6. RESPONSIVE CARING – In caring, our empathic sensibilities merge with our will. We feel compassion or concern – and then the need to act on that impulse. To be appropriate in our actions, however, we need develop our understanding of the life we are attempting to help. We develop that understanding through self-knowledge, narratives, and science – and most especially through listening, listening over and over. That’s why I use the word “responsive” in articulating this path to empathy. Whatever we think we know as we begin to act on our caring, we are called to pay close attention to our own motivations, gifts, and limitations, and to the real experience and needs of whomever or whatever we are trying to serve, as these show up and evolve over time. It is in this iterative learning process that empathic relationships become most authentic, valuable, and sustainable. This reaches beyond helping individuals: The resolution or transformation of every social and environmental issue we face will necessarily be rooted deeply in just such responsive caring and the collective wisdom that emerges from its practice.

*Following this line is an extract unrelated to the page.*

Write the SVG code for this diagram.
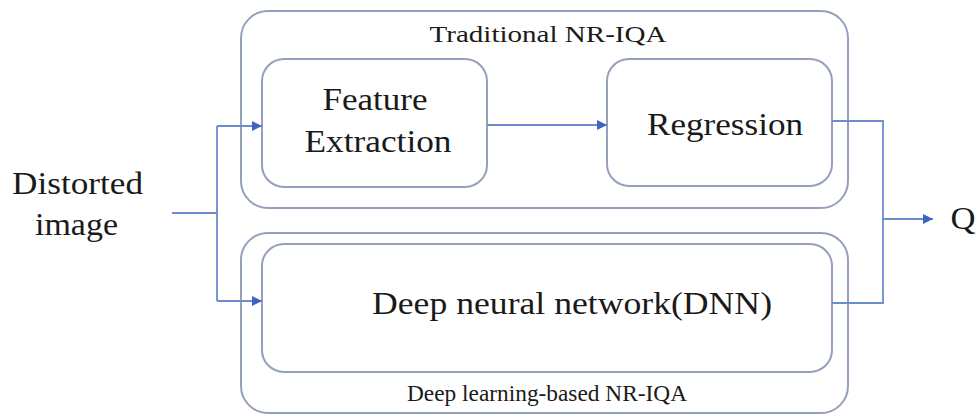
<svg xmlns="http://www.w3.org/2000/svg" width="979" height="415" viewBox="0 0 979 415">
<defs>
<style>
.box{fill:none;stroke:#95a0bc;stroke-width:2}
.conn{fill:none;stroke:#6d8ccf;stroke-width:1.8}
.t{font-family:"Liberation Serif","Times New Roman",serif;fill:#1a1a1a;text-anchor:middle}
.big{font-size:32px}
.small{font-size:24px}
</style>
<marker id="arr" viewBox="0 0 10 10" refX="10" refY="5" markerWidth="10" markerHeight="10" markerUnits="userSpaceOnUse" orient="auto">
<path d="M0,0 L10,5 L0,10 z" fill="#3f63c0"/>
</marker>
</defs>
<rect width="979" height="415" fill="#ffffff"/>
<g id="traditional">
<rect class="box" x="241" y="11" width="607" height="197" rx="27"/>
<text class="t small" x="548" y="42" textLength="237" lengthAdjust="spacingAndGlyphs">Traditional NR-IQA</text>
</g>
<g id="feature">
<rect class="box" x="262" y="59" width="225" height="128" rx="22"/>
<text class="t big" x="375" y="110" textLength="105" lengthAdjust="spacingAndGlyphs">Feature</text>
<text class="t big" x="378" y="152" textLength="147" lengthAdjust="spacingAndGlyphs">Extraction</text>
</g>
<g id="regression">
<rect class="box" x="607" y="59" width="225" height="127" rx="22"/>
<text class="t big" x="725" y="135" textLength="156" lengthAdjust="spacingAndGlyphs">Regression</text>
</g>
<g id="deeplearning">
<rect class="box" x="241" y="233" width="607" height="180" rx="27"/>
<text class="t small" x="547" y="401" textLength="280" lengthAdjust="spacingAndGlyphs">Deep learning-based NR-IQA</text>
</g>
<g id="dnn">
<rect class="box" x="262" y="244" width="570" height="128" rx="22"/>
<text class="t big" x="572" y="314" textLength="400" lengthAdjust="spacingAndGlyphs">Deep neural network(DNN)</text>
</g>
<g id="input">
<text class="t big" x="77.5" y="194" textLength="131" lengthAdjust="spacingAndGlyphs">Distorted</text>
<text class="t big" x="76.5" y="235" textLength="83" lengthAdjust="spacingAndGlyphs">image</text>
</g>
<g id="output">
<text class="t big" x="963" y="229" textLength="25" lengthAdjust="spacingAndGlyphs">Q</text>
</g>
<g id="connectors">
<path class="conn" d="M172,213 H217"/>
<path class="conn" d="M217,126 V301"/>
<path class="conn" d="M217,126 H262" marker-end="url(#arr)"/>
<path class="conn" d="M217,301 H262" marker-end="url(#arr)"/>
<path class="conn" d="M487,125 H607" marker-end="url(#arr)"/>
<path class="conn" d="M832,121 H883 V303 H832"/>
<path class="conn" d="M883,219 H933" marker-end="url(#arr)"/>
</g>
</svg>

Each of these paths can be expanded to cover more people, beings, and realities over greater distances, times, and situations – perhaps most notably the future grandchildren of all species everywhere. And if we choose to learn from them, each of these paths will alert us to dimensions of our cultures and social systems that can and should be transformed to make inclusive civilizations that last and thrive through the well-being and joy of all who exist within and around them.